I mean it is not like any of them took Econ 101 or anything which is apparently where one learns the default model for economic policy making. Well Harper did in fact take a post-grad degree in economics and we all know how clever he has been: “Markets go up and they go down and they go up again.” he was quoted as saying in reference to the financial crisis. Interestingly they do not teach you that in Econ 101 you in fact have to pursue a post-grad degree in economics before that nugget wisdom is made available. I digress.
So what does the Bank of Canada have to say on the matter? They issued this press release on the 15th:
FOR IMMEDIATE RELEASE
15 September 2008
Bank of Canada issues statement on recent market developments
OTTAWA – The Bank of Canada is closely monitoring global market developments. The Bank welcomes the initiatives of the Federal Reserve System to provide support to U.S. financial markets.
The Bank will provide liquidity as required to support the stability of the Canadian financial system and the functioning of financial markets.

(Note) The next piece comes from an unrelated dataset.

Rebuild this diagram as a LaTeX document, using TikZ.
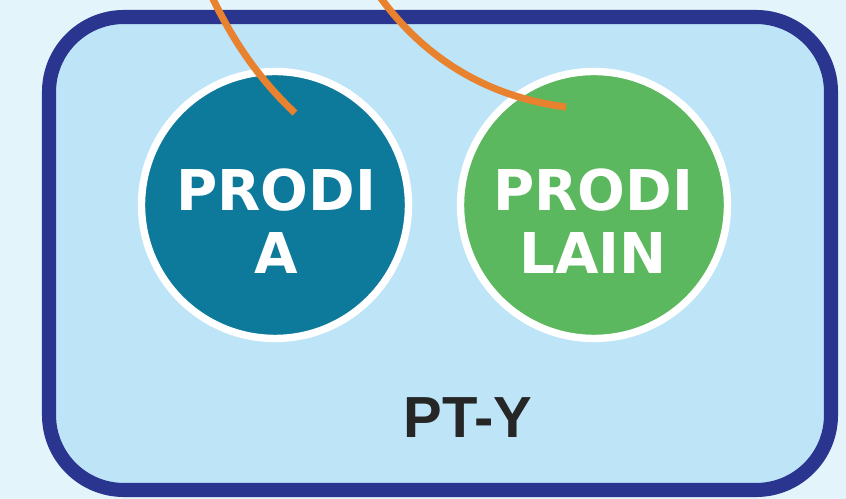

Reporters could be forgiven for asking the leaders of the political parties what they think given the outstanding detail of the above release. But let us work the logic through. In the last 10 day’s the FED and the US Gov have nationalized fully half the mortgage and mortgage insurance market in the US, and last night they announced plans to nationalize what by some accounts is the largest insurance company in the world, AIG.
Ok, now re-read the first sentence of the BOC press release. Simple deduction says that the BOC is in favour of the Nationalization of the Mortgage and Mortgage Insurance sectors. How 1970s indeed. Perhaps Carney was part of the waffle back in the day.